Economics are not an excuse anyway. Times are tough for most of us, and we have other spending priorities, but every single shower-capped or bra-less, pajama’d offender I’ve seen lately in this city, also had tattoos and/or facial piercings and some kind of technology in her hand, which all cost a lot more than your average bargain store outfit. As much as some of us would love to walk into Knit Wit and shop without looking at price tags, there’s no shame in Old Navy/TJ Maxx/Target.

There should be shame about how “casual” is abused on a daily basis. We didn’t embrace it as far back as you’d think, like the first time someone walked out of the ocean in a long-sleeved, long-legged, woolen Victorian bathing suit. People remained buttoned-up right through the ’80s. Finally in the early ’90s, someone—probably a secretary who was tired of going through three pairs of pantyhose a week—invented Dress-Down Fridays. We were all in, except for people who voted for Reagan, and who needs their permission to do anything?

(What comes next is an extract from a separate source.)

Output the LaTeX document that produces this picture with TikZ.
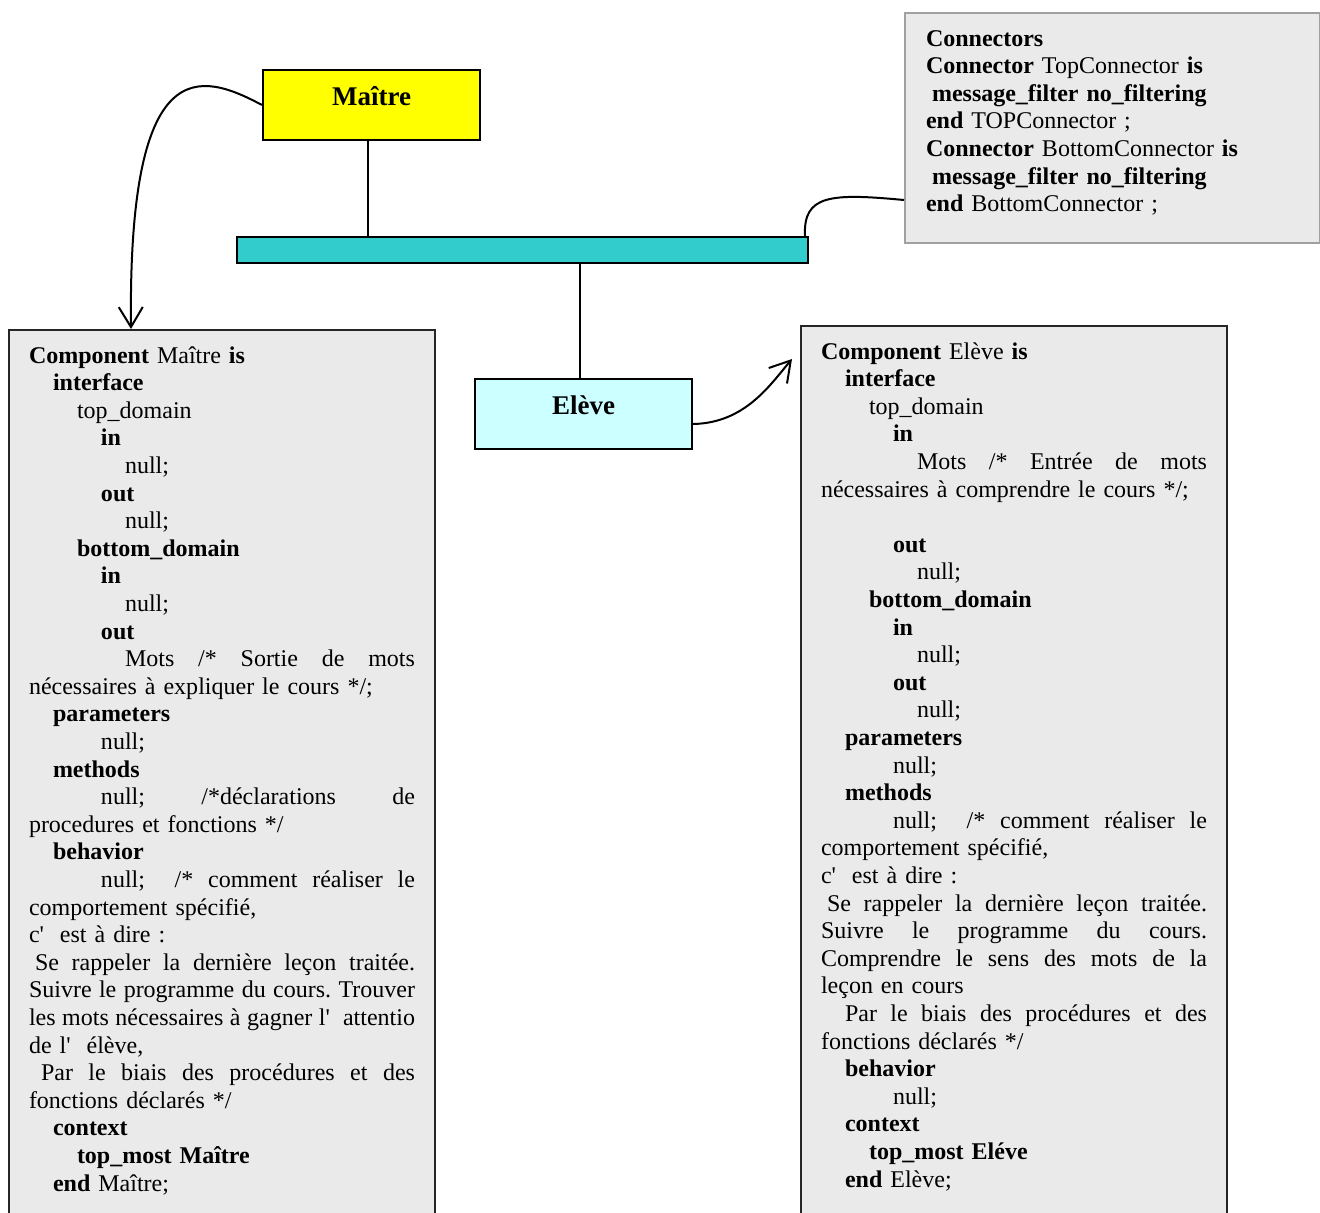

But, as usual, the pendulum has officially flown off and hurled itself so far into the stratosphere that school districts have had to revise their dress codes to include, “No pajamas or slippers.” Worse are grown people, out and about, who have taken the liberty to redefine “casual” as “whatever.” “Whatever” is a lot worse in summer than it is in winter, summer-weight shower caps and all.